A study of the wear mechanism of diamond-like carbon films

In the present work, the tribological mechanism of diamond-like carbon (DLC) films was investigated. DLC films were coated on metallic substrates (M50 steel, Ti-6Al-4V alloy and AISI 440C steel) by methane ion-beam deposition. Pin-on-disc experiments showed that the DLC films possess excellent wear resistance and exhibit low values of friction coefficient (f<0.1). The frictional response was characterized by an initial break-in period that was followed by an intermediate constant f stage. The presence of a carbon transfer layer was observed on the wear scars of ball surfaces.

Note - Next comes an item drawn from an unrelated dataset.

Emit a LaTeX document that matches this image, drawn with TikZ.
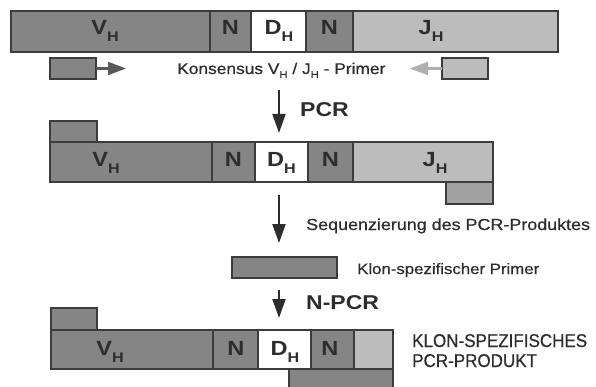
\documentclass[tikz,border=0pt]{standalone}
\usepackage{fontspec}
\setmainfont{Liberation Sans}
\newfontfamily\widef{Liberation Sans}[FakeStretch=1.15]
\newfontfamily\medf{Liberation Sans}[FakeStretch=1.12,FakeBold=0.6]
\newfontfamily\narrowf{Liberation Sans}[FakeStretch=0.92,FakeBold=0.6]
\usetikzlibrary{arrows.meta}
\definecolor{segdark}{RGB}{133,133,133}
\definecolor{seglight}{RGB}{188,188,188}
\definecolor{segmid}{RGB}{162,162,162}
\definecolor{bordercol}{RGB}{60,60,60}
\definecolor{textcol}{RGB}{45,45,45}
\definecolor{arrowlight}{RGB}{175,175,175}
\newcommand\subH{\raisebox{-7pt}{\fontsize{14}{14}\selectfont H}}
\newcommand\segbox[6]{\node[segsty,fill=#6,minimum width={(#4-#2)*1pt},minimum height={(#5-#3)*1pt},anchor=north west] (#1) at (#2,#3) {};}
\tikzset{
  segsty/.style={draw=bordercol,line width=1.5pt,inner sep=0pt,outer sep=0pt},
  seglabel/.style={anchor=base,inner sep=0pt,text=textcol,font=\widef\bfseries\fontsize{20.5}{20.5}\selectfont},
  plaintext/.style={anchor=base west,inner sep=0pt,text=textcol},
  downarrow/.style={draw=textcol,line width=2pt,-{Triangle[length=19pt,width=13pt]}},
  primerarrow/.style={line width=2.2pt,-{Triangle[length=18pt,width=13pt]}}
}
\begin{document}
\begin{tikzpicture}[x=1pt,y=-1pt]
\useasboundingbox (0,0) rectangle (596,387);
\fill[white] (0,0) rectangle (596,387);

% Row 1
\segbox{r1v}{11}{11}{210}{52}{segdark}
\segbox{r1n1}{210}{11}{251}{52}{segdark}
\segbox{r1d}{251}{11}{306}{52}{white}
\segbox{r1n2}{306}{11}{353}{52}{segdark}
\segbox{r1j}{353}{11}{558}{52}{seglight}
\node[seglabel] (l1v) at (105,35) {V\subH};
\node[seglabel] (l1n1) at (230.5,35) {N};
\node[seglabel] (l1d) at (279,35) {D\subH};
\node[seglabel] (l1n2) at (329.5,35) {N};
\node[seglabel] (l1j) at (431,35) {J\subH};

% primers
\segbox{lp}{50}{58}{96}{79}{segdark}
\segbox{rp}{442}{58}{488}{79}{seglight}
\coordinate (lptip) at (126,68.5);
\coordinate (rptip) at (410,68.5);
\draw[primerarrow,draw=bordercol!85,fill=bordercol!85] (lp.east) -- (lptip);
\draw[primerarrow,draw=arrowlight,fill=arrowlight] (rp.west) -- (rptip);
\node[plaintext,font=\medf\fontsize{15.5}{15.5}\selectfont] (kons) at (177,74) {Konsensus V\raisebox{-4pt}{\fontsize{10}{10}\selectfont H} / J\raisebox{-4pt}{\fontsize{10}{10}\selectfont H} - Primer};

% arrow PCR
\coordinate (a1s) at (279,90);
\coordinate (a1e) at (279,133);
\draw[downarrow] (a1s) -- (a1e);
\node[plaintext,font=\widef\bfseries\fontsize{20}{20}\selectfont] (pcr) at (300,117) {PCR};

% Row 2
\segbox{r2top}{50}{121}{97}{142}{segdark}
\segbox{r2v}{50}{142}{212}{182}{segdark}
\segbox{r2n1}{212}{142}{255}{182}{segdark}
\segbox{r2d}{255}{142}{308}{182}{white}
\segbox{r2n2}{308}{142}{353}{182}{segdark}
\segbox{r2j}{353}{142}{493}{182}{seglight}
\segbox{r2bot}{446}{182}{493}{204}{segmid}
\node[seglabel] (l2v) at (106,167) {V\subH};
\node[seglabel] (l2n1) at (233.5,167) {N};
\node[seglabel] (l2d) at (281.5,167) {D\subH};
\node[seglabel] (l2n2) at (330.5,167) {N};
\node[seglabel] (l2j) at (435,167) {J\subH};

% arrow sequencing
\coordinate (a2s) at (279,195);
\coordinate (a2e) at (279,243);
\draw[downarrow] (a2s) -- (a2e);
\node[plaintext,font=\medf\fontsize{16}{16}\selectfont] (seq) at (306,230) {Sequenzierung des PCR-Produktes};

% clone specific primer
\segbox{kp}{232}{257}{337}{278}{segdark}
\node[plaintext,font=\medf\fontsize{15}{15}\selectfont] (kpt) at (357,274) {Klon-spezifischer Primer};

% arrow N-PCR
\coordinate (a3s) at (279,290);
\coordinate (a3e) at (279,318);
\draw[downarrow] (a3s) -- (a3e);
\node[plaintext,font=\widef\bfseries\fontsize{20}{20}\selectfont] (npcr) at (306,309) {N-PCR};

% Row 3
\segbox{r3top}{51}{308}{97}{330}{segdark}
\segbox{r3v}{51}{330}{213}{369}{segdark}
\segbox{r3n1}{213}{330}{258}{369}{segdark}
\segbox{r3d}{258}{330}{311}{369}{white}
\segbox{r3n2}{311}{330}{354}{369}{segdark}
\segbox{r3j}{354}{330}{393}{369}{seglight}
\segbox{r3bot}{289}{369}{393}{390}{segdark}
\node[seglabel] (l3v) at (110,355) {V\subH};
\node[seglabel] (l3n1) at (236,355) {N};
\node[seglabel] (l3d) at (285,355) {D\subH};
\node[seglabel] (l3n2) at (330,355) {N};

\node[plaintext,font=\narrowf\fontsize{18.5}{18.5}\selectfont] (klon1) at (412,347) {KLON-SPEZIFISCHES};
\node[plaintext,font=\narrowf\fontsize{18.5}{18.5}\selectfont] (klon2) at (412,367) {PCR-PRODUKT};
\end{tikzpicture}
\end{document}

Transmission electron microscopy and electron diffraction from the transfer layer showed that it contained a fine distribution of graphite nanoparticles (less than 5 nm) in a distorted diamond-like structure. Laser Raman spectra taken from the wear track region also revealed evidence of graphitization. In light of the present observations, the intermediate friction stage was mainly attributed to transfer layer formation. During long-duration wear experiments, a further reduction in f was observed that finally reached steady state low friction (f=0.05-0.07) and an ultralow wear rate (about 1.6 x 10(-9) mm(3) m(-1) N-1). Steady state was related to the complete transformation of diamond-like to graphite-like carbon under thermal and strain effects from the repeated friction through a precursor stage involving hydrogen evolution and sp(3) structure destabilization. The ultra-low wear rates were correlated to easy shear of low-strength atomic carbon interlayers in the graphitic structure.